Excellent updates from Josh Marshall about Biden's Afghanistan withdrawal:
The more I see the more I’m convinced this was the right decision – both what I see on the ground in Afghanistan and perhaps even more the reaction here in the United States.
It is crystal clear that the Afghan national army and really the Afghan state was an illusion. It could not survive first contact with a post-US military reality. As is so often the case in life – with bad investments, bad relationships – what we were doing there was staying to delay our reckoning with the consequences of the reality of the situation. ...
The perpetual effort to stand up an Afghan government that could exist on its own did not work. That doesn’t mean the decision to topple the Taliban government in 2001 was a mistake. But that was twenty years ago. We are living in a dramatically different world today.
We have been in a perpetual occupation in pursuit of no clear national security interest of the United States. At a certain point you have to realize that and act accordingly.

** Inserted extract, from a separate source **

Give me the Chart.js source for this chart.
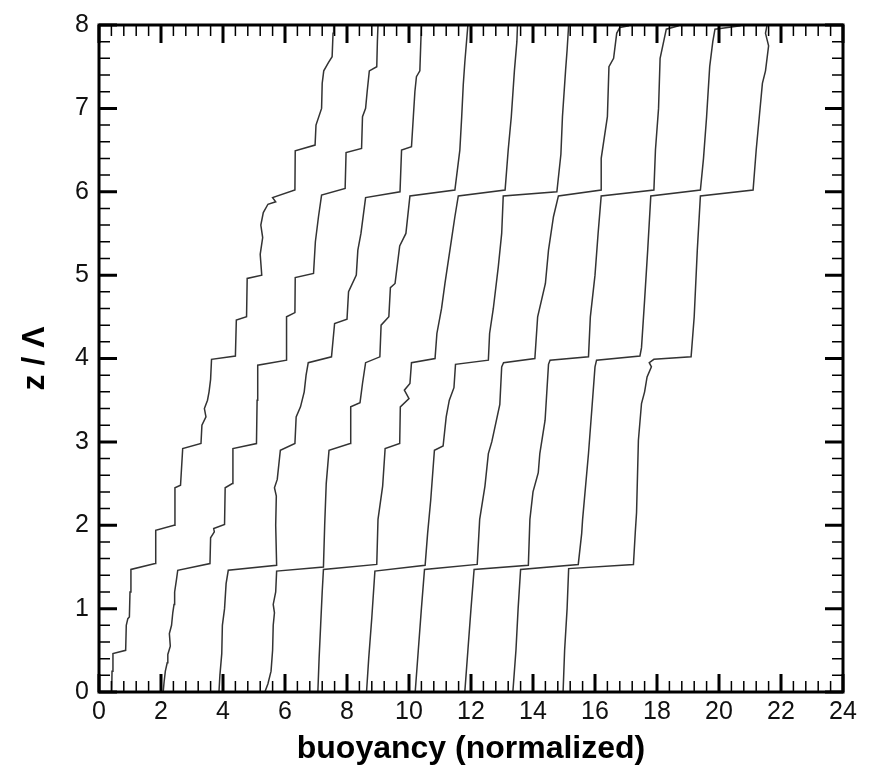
<!DOCTYPE html>
<html>
<head>
<meta charset="utf-8">
<script src="https://cdn.jsdelivr.net/npm/chart.js@4.4.1/dist/chart.umd.min.js"></script>
<style>
    html, body { margin: 0; padding: 0; background: #fff; }
    #wrap { width: 871px; height: 781px; }
</style>
</head>
<body>
<div id="wrap"><canvas id="profileChart" width="871" height="781"></canvas></div>
<script>
/* ========================================
   Buoyancy profiles - data
   ======================================== */

// axis tick labels
const xTickValues = [0, 2, 4, 6, 8, 10, 12, 14, 16, 18, 20, 22, 24];
const yTickValues = [0, 1, 2, 3, 4, 5, 6, 7, 8];

// profiles, [buoyancy, z / Lambda], left to right
const profile1 = [
    [0.41, 0], [0.42, 0.25], [0.45, 0.46], [0.86, 0.5], [0.88, 0.8], [0.93, 0.88], [0.98, 0.9],
    [1.0, 1.2], [1.03, 1.47], [1.81, 1.54], [1.83, 1.94], [2.42, 2.0], [2.45, 2.45], [2.63, 2.48],
    [2.7, 2.92], [3.29, 2.98], [3.32, 3.2], [3.45, 3.3], [3.4, 3.4], [3.5, 3.5], [3.55, 3.6],
    [3.6, 3.75], [3.63, 3.99], [4.4, 4.03], [4.43, 4.46], [4.76, 4.5], [4.78, 4.96], [5.25, 5.0],
    [5.2, 5.25], [5.28, 5.45], [5.22, 5.6], [5.3, 5.75], [5.45, 5.85], [5.7, 5.88], [5.6, 5.93],
    [6.32, 6.02], [6.33, 6.49], [6.97, 6.56], [7.0, 6.8], [7.18, 7.0], [7.2, 7.3], [7.25, 7.45],
    [7.4, 7.55], [7.52, 7.62], [7.55, 7.9], [7.57, 8.0]
];
const profile2 = [
    [2.07, 0], [2.1, 0.12], [2.14, 0.25], [2.2, 0.35], [2.22, 0.45], [2.3, 0.55], [2.27, 0.7],
    [2.34, 0.8], [2.38, 0.95], [2.42, 1.05], [2.44, 1.2], [2.5, 1.35], [2.54, 1.46], [3.58, 1.54],
    [3.6, 1.85], [3.72, 1.92], [3.7, 1.96], [4.05, 2.01], [4.07, 2.45], [4.3, 2.5], [4.32, 2.92],
    [5.08, 2.98], [5.1, 3.5], [5.12, 3.92], [6.05, 3.98], [6.05, 4.5], [6.32, 4.55], [6.33, 4.97],
    [6.92, 5.02], [6.98, 5.4], [7.08, 5.7], [7.18, 5.96], [7.94, 6.04], [7.97, 6.47], [8.47, 6.52],
    [8.5, 6.9], [8.6, 7.0], [8.65, 7.2], [8.72, 7.45], [8.96, 7.5], [8.98, 7.8], [9.0, 8.0]
];
const profile3 = [
    [3.87, 0], [3.9, 0.2], [3.96, 0.46], [3.98, 0.8], [4.05, 1.0], [4.1, 1.3], [4.17, 1.46],
    [5.73, 1.52], [5.7, 2.0], [5.72, 2.35], [5.66, 2.45], [5.75, 2.55], [5.85, 2.9], [6.32, 2.98],
    [6.36, 3.3], [6.5, 3.42], [6.62, 3.6], [6.68, 3.8], [6.75, 3.95], [7.5, 4.02], [7.6, 4.42],
    [8.0, 4.47], [8.05, 4.8], [8.3, 5.0], [8.35, 5.3], [8.45, 5.5], [8.6, 5.93], [9.71, 6.0],
    [9.76, 6.5], [10.08, 6.54], [10.14, 6.9], [10.19, 7.2], [10.24, 7.38], [10.35, 7.45], [10.4, 8.0]
];
const profile4 = [
    [5.35, 0], [5.45, 0.1], [5.55, 0.25], [5.6, 0.5], [5.62, 0.8], [5.66, 0.95], [5.62, 1.05],
    [5.7, 1.2], [5.73, 1.45], [7.24, 1.5], [7.28, 2.0], [7.33, 2.5], [7.42, 2.9], [8.1, 2.98],
    [8.12, 3.42], [8.42, 3.47], [8.5, 3.7], [8.6, 3.95], [9.06, 4.02], [9.1, 4.4], [9.35, 4.5],
    [9.4, 4.85], [9.55, 4.9], [9.7, 5.35], [9.9, 5.5], [10.03, 5.95], [11.48, 6.02], [11.64, 6.5],
    [11.7, 6.9], [11.75, 7.28], [11.8, 7.55], [11.9, 8.0]
];
const profile5 = [
    [7.06, 0], [7.1, 0.4], [7.15, 0.8], [7.2, 1.2], [7.24, 1.47], [8.96, 1.53], [9.0, 2.07],
    [9.15, 2.47], [9.23, 2.92], [9.7, 2.98], [9.72, 3.42], [10.0, 3.52], [9.85, 3.62], [10.03, 3.7],
    [10.08, 3.95], [10.84, 4.0], [10.9, 4.3], [11.05, 4.6], [11.16, 4.9], [11.38, 5.45], [11.48, 5.7],
    [11.59, 5.95], [13.1, 6.02], [13.2, 6.5], [13.3, 6.9], [13.4, 7.45], [13.48, 7.8], [13.5, 8.0]
];
const profile6 = [
    [8.63, 0], [8.7, 0.4], [8.8, 0.89], [8.9, 1.45], [10.52, 1.52], [10.6, 1.9], [10.7, 2.3],
    [10.82, 2.9], [11.1, 2.95], [11.2, 3.3], [11.3, 3.5], [11.45, 3.65], [11.5, 3.93], [12.56, 3.98],
    [12.6, 4.3], [12.72, 4.6], [12.88, 5.1], [12.99, 5.5], [13.04, 5.95], [14.77, 6.0], [14.9, 6.45],
    [14.95, 6.9], [15.05, 7.45], [15.1, 7.7], [15.15, 8.0]
];
const profile7 = [
    [10.2, 0], [10.3, 0.5], [10.4, 1.0], [10.5, 1.47], [12.2, 1.53], [12.28, 2.07], [12.45, 2.47],
    [12.56, 2.86], [12.67, 3.0], [12.93, 3.45], [12.99, 3.9], [13.05, 3.95], [14.06, 4.0], [14.15, 4.5],
    [14.4, 4.9], [14.5, 5.3], [14.66, 5.7], [14.82, 5.95], [16.2, 6.02], [16.2, 6.4], [16.4, 6.9],
    [16.45, 7.5], [16.6, 7.6], [16.7, 7.9], [16.8, 7.97], [17.1, 7.99]
];
const profile8 = [
    [11.8, 0], [11.9, 0.5], [12.0, 1.0], [12.1, 1.47], [13.85, 1.52], [13.9, 2.07], [14.0, 2.4],
    [14.17, 2.63], [14.22, 2.86], [14.39, 3.26], [14.5, 3.93], [14.55, 3.98], [15.79, 4.02], [15.85, 4.5],
    [16.0, 5.0], [16.1, 5.5], [16.2, 5.95], [17.9, 6.02], [17.95, 6.5], [18.05, 7.0], [18.1, 7.6],
    [18.3, 7.95], [18.7, 7.99]
];
const profile9 = [
    [13.35, 0], [13.45, 0.5], [13.52, 1.0], [13.6, 1.47], [15.46, 1.53], [15.57, 1.9], [15.6, 2.07],
    [15.79, 2.86], [15.9, 3.4], [16.0, 3.9], [16.05, 3.98], [17.45, 4.03], [17.5, 4.13], [17.6, 4.7],
    [17.7, 5.3], [17.8, 5.95], [19.4, 6.02], [19.5, 6.4], [19.6, 6.9], [19.7, 7.5], [19.8, 7.8],
    [19.87, 7.95], [20.7, 7.99]
];
const profile10 = [
    [14.97, 0], [15.02, 0.5], [15.1, 1.0], [15.15, 1.48], [17.24, 1.53], [17.3, 1.92], [17.34, 2.15],
    [17.4, 3.02], [17.5, 3.46], [17.6, 3.6], [17.68, 3.78], [17.82, 3.9], [17.75, 3.95], [17.9, 3.99],
    [19.1, 4.02], [19.2, 4.5], [19.3, 5.3], [19.4, 5.95], [21.1, 6.02], [21.2, 6.5], [21.3, 6.9],
    [21.4, 7.3], [21.5, 7.45], [21.6, 7.75], [21.5, 7.9], [21.55, 8.0]
];

const profiles = [profile1, profile2, profile3, profile4, profile5,
                  profile6, profile7, profile8, profile9, profile10];

/* ========================================
   Frame and inward ticks
   ======================================== */

const frameTicks = {
    id: 'frameTicks',
    afterDatasetsDraw(chart) {
        const { ctx, chartArea: a, scales: { x, y } } = chart;
        ctx.save();
        ctx.strokeStyle = '#000';
        ctx.lineCap = 'butt';

        const xStep = (xTickValues[1] - xTickValues[0]) / 5;
        const yStep = (yTickValues[1] - yTickValues[0]) / 5;

        // x ticks, bottom and top
        for (let v = x.min; v <= x.max + 1e-6; v += xStep) {
            const px = x.getPixelForValue(v);
            const major = xTickValues.some(t => Math.abs(t - v) < 1e-6);
            const len = major ? 18 : 11;
            ctx.lineWidth = major ? 3 : 1.5;
            ctx.beginPath();
            ctx.moveTo(px, a.bottom); ctx.lineTo(px, a.bottom - len);
            ctx.moveTo(px, a.top); ctx.lineTo(px, a.top + len);
            ctx.stroke();
        }
        // y ticks, left and right
        for (let v = y.min; v <= y.max + 1e-6; v += yStep) {
            const py = y.getPixelForValue(v);
            const major = yTickValues.some(t => Math.abs(t - v) < 1e-6);
            const len = major ? 18 : 11;
            ctx.lineWidth = major ? 3 : 1.5;
            ctx.beginPath();
            ctx.moveTo(a.left, py); ctx.lineTo(a.left + len, py);
            ctx.moveTo(a.right, py); ctx.lineTo(a.right - len, py);
            ctx.stroke();
        }

        ctx.lineWidth = 3;
        ctx.strokeRect(a.left, a.top, a.right - a.left, a.bottom - a.top);
        ctx.restore();
    }
};

/* ========================================
   Chart
   ======================================== */

function initProfileChart() {
    const canvas = document.getElementById('profileChart');
    const ctx = canvas.getContext('2d');
    const tickFont = { family: '"Liberation Sans", Arial, sans-serif', size: 25 };
    const titleFont = { family: '"Liberation Sans", Arial, sans-serif', size: 32, weight: 'bold' };

    new Chart(ctx, {
        type: 'scatter',
        data: {
            datasets: profiles.map(p => ({
                data: p.map(([b, z]) => ({ x: b, y: z })),
                showLine: true,
                borderColor: '#333',
                borderWidth: 1.5,
                pointRadius: 0,
                tension: 0
            }))
        },
        options: {
            responsive: false,
            animation: false,
            layout: { padding: { top: 16, right: 28, left: 0, bottom: 0 } },
            plugins: {
                legend: { display: false },
                tooltip: { enabled: false }
            },
            scales: {
                x: {
                    type: 'linear',
                    min: 0,
                    max: 24,
                    afterBuildTicks: s => { s.ticks = xTickValues.map(v => ({ value: v })); },
                    afterFit: s => { s.height = 89; },
                    grid: { display: false, drawTicks: false },
                    border: { display: false },
                    ticks: { font: tickFont, color: '#111', padding: 5, maxRotation: 0 },
                    title: {
                        display: true,
                        text: 'buoyancy (normalized)',
                        font: titleFont,
                        color: '#000',
                        padding: { top: 0, bottom: 13 }
                    }
                },
                y: {
                    type: 'linear',
                    min: 0,
                    max: 8,
                    afterBuildTicks: s => { s.ticks = yTickValues.map(v => ({ value: v })); },
                    afterFit: s => { s.width = 99; },
                    grid: { display: false, drawTicks: false },
                    border: { display: false },
                    ticks: { font: tickFont, color: '#111', padding: 10 },
                    title: {
                        display: true,
                        text: 'z / Λ',
                        font: titleFont,
                        color: '#000',
                        padding: { top: 16, bottom: 0 }
                    }
                }
            }
        },
        plugins: [frameTicks]
    });
}

document.addEventListener('DOMContentLoaded', initProfileChart);
</script>
</body>
</html>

Someone had to make the decision that Bush, Obama and Trump did not and apparently could not. Biden did.
As a matter of strategy, and as one of keeping faith with Afghans who depended on us, this withdrawal is suboptimal. Biden is fully responsible for it.
But from his point of view it probably looks like the best option available — the others being, respectively, no withdrawal at all and a protracted, semi-public tug-of-war with senior military officers deeply invested in putting off unpleasant decisions about an Afghan project that has defined so many military careers. Biden looks determined not to let the military leadership do to him what it did to Obama a decade ago.